Pictures are not part of the copy. Give again exactly the lines from the one with "Output the web" to the one with "return v.toFixed(1) +", inclusive.

Records for this exercise.
━━━

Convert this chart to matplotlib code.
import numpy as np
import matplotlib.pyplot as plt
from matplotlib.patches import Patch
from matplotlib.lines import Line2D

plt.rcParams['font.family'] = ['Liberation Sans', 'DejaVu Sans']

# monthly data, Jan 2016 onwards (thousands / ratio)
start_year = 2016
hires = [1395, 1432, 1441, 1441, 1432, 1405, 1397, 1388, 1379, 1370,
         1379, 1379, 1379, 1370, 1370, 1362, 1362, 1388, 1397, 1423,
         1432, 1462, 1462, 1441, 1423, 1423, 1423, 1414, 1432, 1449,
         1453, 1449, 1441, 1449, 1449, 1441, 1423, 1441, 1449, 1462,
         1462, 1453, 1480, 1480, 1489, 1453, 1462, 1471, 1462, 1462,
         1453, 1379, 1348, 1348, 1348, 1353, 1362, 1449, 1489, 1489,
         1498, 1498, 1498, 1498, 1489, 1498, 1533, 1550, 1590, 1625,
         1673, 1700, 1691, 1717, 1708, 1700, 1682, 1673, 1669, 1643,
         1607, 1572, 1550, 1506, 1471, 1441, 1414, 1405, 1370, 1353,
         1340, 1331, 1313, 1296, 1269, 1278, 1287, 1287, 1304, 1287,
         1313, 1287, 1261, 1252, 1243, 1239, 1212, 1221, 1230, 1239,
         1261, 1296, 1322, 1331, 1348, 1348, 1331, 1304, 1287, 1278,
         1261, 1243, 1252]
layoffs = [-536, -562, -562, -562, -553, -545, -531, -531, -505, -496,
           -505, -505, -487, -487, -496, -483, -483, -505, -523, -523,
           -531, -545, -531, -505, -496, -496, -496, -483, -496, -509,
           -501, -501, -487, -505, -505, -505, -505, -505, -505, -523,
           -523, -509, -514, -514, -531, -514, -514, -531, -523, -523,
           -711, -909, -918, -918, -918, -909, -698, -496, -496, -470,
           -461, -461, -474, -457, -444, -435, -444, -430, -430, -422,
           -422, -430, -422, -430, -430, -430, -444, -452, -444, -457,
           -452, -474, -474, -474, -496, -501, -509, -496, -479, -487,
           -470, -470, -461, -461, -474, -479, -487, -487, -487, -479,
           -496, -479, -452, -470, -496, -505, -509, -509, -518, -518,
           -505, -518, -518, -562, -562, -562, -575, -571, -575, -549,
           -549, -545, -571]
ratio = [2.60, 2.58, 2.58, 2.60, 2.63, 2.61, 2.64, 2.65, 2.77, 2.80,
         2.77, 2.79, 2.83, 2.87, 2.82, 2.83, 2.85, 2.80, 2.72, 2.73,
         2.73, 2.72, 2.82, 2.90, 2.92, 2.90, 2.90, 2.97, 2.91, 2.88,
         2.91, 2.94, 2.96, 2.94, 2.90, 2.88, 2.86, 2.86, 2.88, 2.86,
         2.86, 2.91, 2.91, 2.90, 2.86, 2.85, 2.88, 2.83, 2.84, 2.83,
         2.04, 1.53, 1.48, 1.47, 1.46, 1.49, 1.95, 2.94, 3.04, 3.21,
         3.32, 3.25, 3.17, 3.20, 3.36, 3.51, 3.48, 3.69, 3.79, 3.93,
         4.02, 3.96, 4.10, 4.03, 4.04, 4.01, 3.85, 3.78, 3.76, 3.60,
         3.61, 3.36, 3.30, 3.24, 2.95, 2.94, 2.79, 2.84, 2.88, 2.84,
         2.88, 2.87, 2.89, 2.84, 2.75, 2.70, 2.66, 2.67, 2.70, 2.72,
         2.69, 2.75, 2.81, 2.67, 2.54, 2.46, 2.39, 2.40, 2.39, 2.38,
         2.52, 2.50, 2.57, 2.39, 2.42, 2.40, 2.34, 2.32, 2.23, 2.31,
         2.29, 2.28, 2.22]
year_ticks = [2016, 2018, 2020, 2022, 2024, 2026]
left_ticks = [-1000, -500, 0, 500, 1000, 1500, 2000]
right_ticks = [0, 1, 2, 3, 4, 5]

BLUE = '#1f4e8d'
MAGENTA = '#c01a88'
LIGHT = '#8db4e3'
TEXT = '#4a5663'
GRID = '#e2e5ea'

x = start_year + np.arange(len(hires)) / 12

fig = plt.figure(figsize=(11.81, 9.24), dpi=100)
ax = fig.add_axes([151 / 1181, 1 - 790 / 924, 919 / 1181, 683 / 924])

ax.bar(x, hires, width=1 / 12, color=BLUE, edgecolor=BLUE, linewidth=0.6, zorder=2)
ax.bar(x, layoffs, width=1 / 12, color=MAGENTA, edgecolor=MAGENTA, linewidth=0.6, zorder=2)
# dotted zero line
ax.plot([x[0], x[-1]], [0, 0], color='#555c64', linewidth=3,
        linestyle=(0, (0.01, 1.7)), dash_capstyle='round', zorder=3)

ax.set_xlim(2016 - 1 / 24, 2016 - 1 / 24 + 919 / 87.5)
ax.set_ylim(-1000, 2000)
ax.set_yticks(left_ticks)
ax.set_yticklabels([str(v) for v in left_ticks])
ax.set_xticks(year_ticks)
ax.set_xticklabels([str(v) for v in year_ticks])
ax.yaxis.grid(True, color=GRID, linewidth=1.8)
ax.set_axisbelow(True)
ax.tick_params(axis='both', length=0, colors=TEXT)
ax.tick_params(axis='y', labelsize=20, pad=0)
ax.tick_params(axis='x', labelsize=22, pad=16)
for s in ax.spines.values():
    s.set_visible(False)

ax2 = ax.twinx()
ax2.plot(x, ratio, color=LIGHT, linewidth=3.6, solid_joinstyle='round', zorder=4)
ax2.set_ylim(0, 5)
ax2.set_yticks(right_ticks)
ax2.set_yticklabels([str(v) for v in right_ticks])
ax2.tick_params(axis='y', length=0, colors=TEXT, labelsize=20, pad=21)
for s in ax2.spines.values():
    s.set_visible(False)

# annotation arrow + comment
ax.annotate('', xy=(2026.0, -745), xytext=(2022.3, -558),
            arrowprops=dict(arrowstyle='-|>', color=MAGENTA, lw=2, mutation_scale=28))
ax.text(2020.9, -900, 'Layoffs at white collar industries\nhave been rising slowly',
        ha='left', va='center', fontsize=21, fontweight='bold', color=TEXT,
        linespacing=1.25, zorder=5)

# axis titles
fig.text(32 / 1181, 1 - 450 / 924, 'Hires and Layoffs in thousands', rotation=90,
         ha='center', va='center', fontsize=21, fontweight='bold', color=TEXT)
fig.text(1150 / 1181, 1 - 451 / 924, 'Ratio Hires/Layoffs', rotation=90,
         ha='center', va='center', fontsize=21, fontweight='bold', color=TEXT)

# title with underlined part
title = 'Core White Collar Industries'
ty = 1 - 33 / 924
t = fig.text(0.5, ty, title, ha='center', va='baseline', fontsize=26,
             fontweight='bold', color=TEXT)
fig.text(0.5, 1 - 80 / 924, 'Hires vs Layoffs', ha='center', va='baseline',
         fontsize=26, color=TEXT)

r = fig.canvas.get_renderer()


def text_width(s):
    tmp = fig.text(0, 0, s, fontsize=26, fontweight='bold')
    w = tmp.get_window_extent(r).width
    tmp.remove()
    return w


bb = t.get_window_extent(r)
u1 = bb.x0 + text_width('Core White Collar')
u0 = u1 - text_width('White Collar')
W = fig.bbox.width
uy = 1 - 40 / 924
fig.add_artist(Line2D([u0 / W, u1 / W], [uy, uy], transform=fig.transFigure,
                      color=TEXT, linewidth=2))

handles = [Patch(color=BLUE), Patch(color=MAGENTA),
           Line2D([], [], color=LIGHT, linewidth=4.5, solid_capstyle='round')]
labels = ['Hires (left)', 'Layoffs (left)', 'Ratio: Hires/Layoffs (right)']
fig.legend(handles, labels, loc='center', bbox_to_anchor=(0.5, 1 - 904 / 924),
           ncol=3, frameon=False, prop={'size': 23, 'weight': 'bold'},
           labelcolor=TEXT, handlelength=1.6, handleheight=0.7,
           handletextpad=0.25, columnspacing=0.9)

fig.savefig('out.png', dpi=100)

━━━

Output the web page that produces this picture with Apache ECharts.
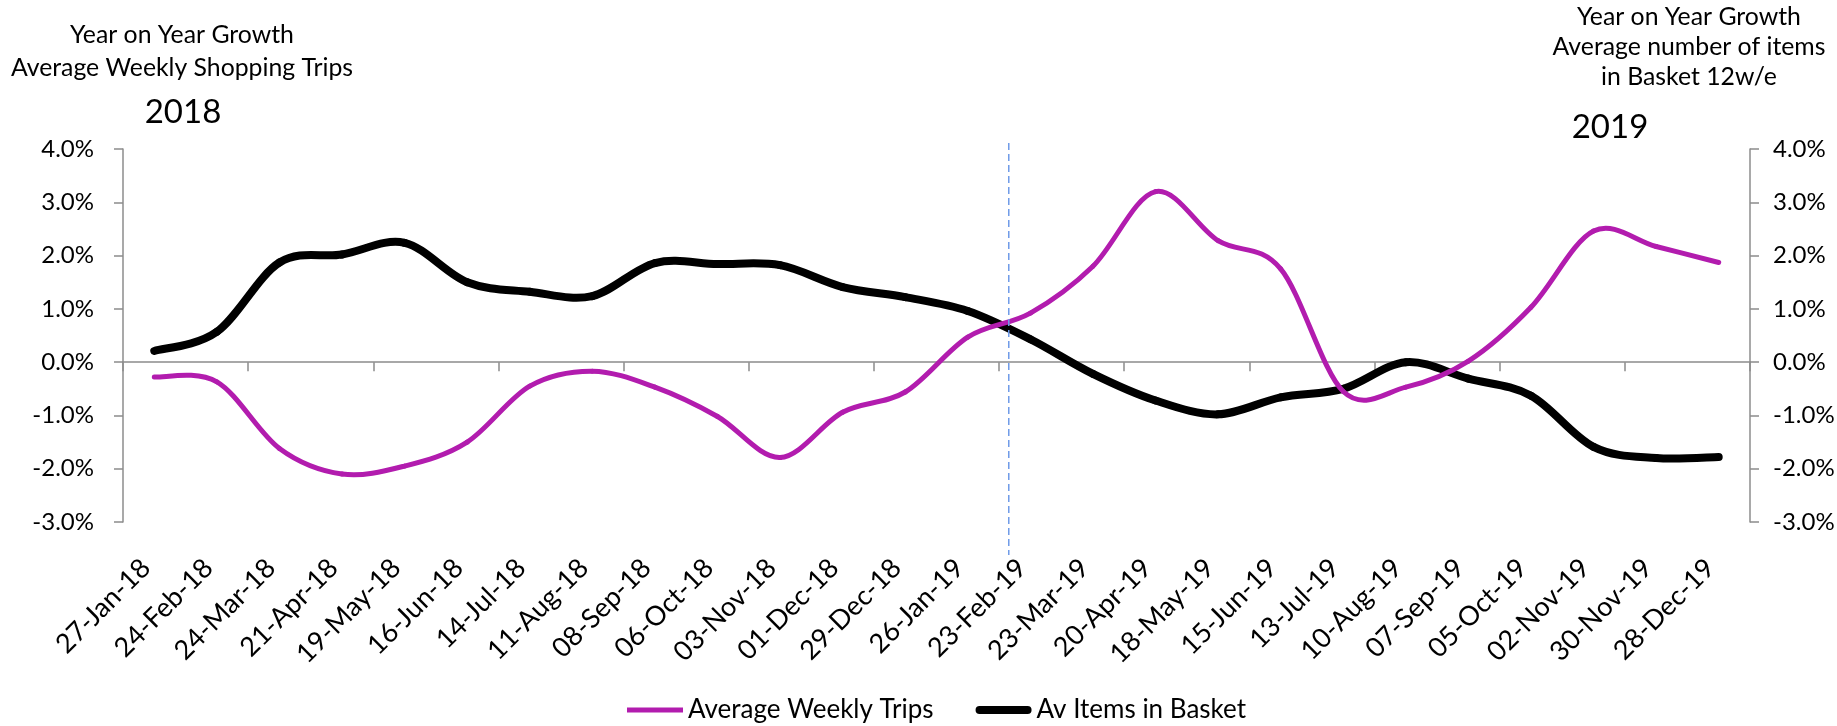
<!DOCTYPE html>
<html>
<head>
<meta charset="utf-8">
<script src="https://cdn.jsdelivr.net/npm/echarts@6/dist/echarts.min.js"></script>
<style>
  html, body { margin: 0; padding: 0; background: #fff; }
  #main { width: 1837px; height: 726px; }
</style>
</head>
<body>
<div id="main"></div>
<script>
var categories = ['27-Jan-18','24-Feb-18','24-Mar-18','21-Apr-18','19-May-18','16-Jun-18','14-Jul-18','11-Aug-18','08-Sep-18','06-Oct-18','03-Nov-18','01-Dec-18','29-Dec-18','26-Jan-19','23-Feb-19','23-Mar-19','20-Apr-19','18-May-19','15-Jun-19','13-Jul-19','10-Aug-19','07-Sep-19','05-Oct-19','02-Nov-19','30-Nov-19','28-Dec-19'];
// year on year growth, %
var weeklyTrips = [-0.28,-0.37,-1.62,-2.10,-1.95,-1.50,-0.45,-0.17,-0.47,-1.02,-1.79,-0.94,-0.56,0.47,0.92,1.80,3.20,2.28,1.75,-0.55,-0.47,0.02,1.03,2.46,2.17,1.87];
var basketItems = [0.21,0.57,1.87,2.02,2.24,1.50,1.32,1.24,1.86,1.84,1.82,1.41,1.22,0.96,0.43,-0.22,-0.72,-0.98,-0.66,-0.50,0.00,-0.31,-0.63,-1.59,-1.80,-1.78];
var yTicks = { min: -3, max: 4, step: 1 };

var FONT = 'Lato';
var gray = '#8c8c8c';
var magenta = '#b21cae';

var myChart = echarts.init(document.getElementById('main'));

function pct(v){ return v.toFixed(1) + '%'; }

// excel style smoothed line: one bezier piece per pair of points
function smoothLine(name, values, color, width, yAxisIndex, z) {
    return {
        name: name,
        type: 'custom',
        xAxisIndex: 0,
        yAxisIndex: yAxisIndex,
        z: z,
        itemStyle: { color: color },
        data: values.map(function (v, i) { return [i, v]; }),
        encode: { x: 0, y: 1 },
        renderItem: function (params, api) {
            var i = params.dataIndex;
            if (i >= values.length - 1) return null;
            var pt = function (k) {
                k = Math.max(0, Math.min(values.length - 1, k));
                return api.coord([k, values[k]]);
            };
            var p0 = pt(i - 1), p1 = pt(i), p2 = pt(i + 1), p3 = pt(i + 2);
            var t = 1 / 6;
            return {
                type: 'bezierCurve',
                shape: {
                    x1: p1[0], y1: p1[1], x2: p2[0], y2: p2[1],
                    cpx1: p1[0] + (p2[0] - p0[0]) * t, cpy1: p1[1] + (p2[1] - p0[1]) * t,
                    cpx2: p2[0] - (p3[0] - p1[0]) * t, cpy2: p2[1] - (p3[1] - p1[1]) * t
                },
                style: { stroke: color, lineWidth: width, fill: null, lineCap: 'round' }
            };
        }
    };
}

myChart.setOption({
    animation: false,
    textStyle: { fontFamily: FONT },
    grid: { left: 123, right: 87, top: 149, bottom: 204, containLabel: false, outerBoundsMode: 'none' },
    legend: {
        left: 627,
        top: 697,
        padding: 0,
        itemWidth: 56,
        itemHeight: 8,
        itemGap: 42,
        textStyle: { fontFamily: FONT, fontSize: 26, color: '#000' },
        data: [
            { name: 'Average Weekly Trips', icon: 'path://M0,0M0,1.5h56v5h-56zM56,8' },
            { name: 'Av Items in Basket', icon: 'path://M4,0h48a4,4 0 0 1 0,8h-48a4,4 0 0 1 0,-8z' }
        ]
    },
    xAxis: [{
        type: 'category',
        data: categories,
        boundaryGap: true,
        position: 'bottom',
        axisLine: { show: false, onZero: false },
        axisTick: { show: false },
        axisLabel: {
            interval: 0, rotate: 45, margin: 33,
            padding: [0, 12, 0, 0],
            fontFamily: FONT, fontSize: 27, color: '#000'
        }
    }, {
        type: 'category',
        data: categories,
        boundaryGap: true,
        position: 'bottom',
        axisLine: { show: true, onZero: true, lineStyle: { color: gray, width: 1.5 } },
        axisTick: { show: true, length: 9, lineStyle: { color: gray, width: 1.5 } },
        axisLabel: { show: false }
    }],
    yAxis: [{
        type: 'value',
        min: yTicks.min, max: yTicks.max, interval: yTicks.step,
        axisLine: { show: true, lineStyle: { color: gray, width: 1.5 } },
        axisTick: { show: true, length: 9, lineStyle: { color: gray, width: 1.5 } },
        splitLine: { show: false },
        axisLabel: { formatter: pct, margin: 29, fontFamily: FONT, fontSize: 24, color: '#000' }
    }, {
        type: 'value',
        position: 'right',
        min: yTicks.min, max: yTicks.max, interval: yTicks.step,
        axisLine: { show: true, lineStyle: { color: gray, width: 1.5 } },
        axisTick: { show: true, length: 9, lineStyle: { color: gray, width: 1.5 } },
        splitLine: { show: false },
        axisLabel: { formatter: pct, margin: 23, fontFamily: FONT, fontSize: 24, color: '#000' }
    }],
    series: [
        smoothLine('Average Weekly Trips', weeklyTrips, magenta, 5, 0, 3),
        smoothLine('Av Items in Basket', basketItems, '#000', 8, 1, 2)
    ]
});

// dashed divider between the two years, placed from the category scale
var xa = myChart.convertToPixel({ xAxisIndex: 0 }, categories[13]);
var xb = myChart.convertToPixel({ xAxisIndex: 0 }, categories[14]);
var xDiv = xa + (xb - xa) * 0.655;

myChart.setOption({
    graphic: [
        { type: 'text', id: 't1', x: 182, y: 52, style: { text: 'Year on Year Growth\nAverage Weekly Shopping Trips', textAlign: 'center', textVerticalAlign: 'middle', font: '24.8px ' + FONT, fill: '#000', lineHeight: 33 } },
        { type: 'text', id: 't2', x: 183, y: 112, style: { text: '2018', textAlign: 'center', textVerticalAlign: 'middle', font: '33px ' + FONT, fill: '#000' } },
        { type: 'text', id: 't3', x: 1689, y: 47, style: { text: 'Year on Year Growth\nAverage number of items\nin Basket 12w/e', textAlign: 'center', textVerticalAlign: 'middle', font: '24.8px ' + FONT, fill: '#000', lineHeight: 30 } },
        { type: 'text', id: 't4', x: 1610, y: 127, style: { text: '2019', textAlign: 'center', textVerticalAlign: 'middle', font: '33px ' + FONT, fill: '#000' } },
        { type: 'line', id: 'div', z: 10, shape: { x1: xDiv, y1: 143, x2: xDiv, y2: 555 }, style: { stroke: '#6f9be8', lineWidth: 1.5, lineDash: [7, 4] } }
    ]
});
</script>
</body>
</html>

━━━

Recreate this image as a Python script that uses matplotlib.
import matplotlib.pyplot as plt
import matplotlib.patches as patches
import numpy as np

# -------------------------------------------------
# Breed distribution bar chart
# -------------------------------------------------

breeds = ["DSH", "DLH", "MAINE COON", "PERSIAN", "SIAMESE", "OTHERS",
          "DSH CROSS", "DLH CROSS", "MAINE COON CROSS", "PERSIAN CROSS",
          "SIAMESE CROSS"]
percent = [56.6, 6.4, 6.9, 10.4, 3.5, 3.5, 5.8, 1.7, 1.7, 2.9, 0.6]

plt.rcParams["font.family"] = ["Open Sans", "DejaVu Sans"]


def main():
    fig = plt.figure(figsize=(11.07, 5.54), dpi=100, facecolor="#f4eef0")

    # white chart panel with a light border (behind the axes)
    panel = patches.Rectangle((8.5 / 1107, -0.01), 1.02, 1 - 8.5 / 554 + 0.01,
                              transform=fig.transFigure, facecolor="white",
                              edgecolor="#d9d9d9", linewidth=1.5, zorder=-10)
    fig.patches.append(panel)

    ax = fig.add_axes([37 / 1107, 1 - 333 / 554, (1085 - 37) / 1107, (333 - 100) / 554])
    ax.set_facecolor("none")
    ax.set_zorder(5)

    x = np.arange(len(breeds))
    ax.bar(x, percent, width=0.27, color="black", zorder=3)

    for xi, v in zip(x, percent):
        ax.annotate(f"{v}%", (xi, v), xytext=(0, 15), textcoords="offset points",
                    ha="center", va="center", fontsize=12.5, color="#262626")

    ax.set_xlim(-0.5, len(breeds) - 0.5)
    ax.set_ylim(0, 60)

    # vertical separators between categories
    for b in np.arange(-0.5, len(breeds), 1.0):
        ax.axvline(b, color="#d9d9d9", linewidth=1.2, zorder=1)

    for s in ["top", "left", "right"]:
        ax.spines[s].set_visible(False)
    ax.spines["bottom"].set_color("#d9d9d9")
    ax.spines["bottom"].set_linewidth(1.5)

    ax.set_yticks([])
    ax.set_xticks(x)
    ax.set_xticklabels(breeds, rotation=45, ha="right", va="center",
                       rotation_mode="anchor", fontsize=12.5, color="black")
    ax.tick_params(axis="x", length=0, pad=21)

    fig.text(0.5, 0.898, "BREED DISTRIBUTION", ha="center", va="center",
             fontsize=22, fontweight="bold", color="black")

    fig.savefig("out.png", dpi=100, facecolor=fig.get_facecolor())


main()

━━━

Output.
Output the web page that produces this picture with Apache ECharts.
<!DOCTYPE html>
<html>
<head>
<meta charset="utf-8">
<script src="https://cdn.jsdelivr.net/npm/echarts@6/dist/echarts.min.js"></script>
<style>
  html, body { margin: 0; padding: 0; background: #fff; }
  #main { width: 1837px; height: 726px; }
</style>
</head>
<body>
<div id="main"></div>
<script>
var categories = ['27-Jan-18','24-Feb-18','24-Mar-18','21-Apr-18','19-May-18','16-Jun-18','14-Jul-18','11-Aug-18','08-Sep-18','06-Oct-18','03-Nov-18','01-Dec-18','29-Dec-18','26-Jan-19','23-Feb-19','23-Mar-19','20-Apr-19','18-May-19','15-Jun-19','13-Jul-19','10-Aug-19','07-Sep-19','05-Oct-19','02-Nov-19','30-Nov-19','28-Dec-19'];
// year on year growth, %
var weeklyTrips = [-0.28,-0.37,-1.62,-2.10,-1.95,-1.50,-0.45,-0.17,-0.47,-1.02,-1.79,-0.94,-0.56,0.47,0.92,1.80,3.20,2.28,1.75,-0.55,-0.47,0.02,1.03,2.46,2.17,1.87];
var basketItems = [0.21,0.57,1.87,2.02,2.24,1.50,1.32,1.24,1.86,1.84,1.82,1.41,1.22,0.96,0.43,-0.22,-0.72,-0.98,-0.66,-0.50,0.00,-0.31,-0.63,-1.59,-1.80,-1.78];
var yTicks = { min: -3, max: 4, step: 1 };

var FONT = 'Lato';
var gray = '#8c8c8c';
var magenta = '#b21cae';

var myChart = echarts.init(document.getElementById('main'));

function pct(v){ return v.toFixed(1) + '%'; }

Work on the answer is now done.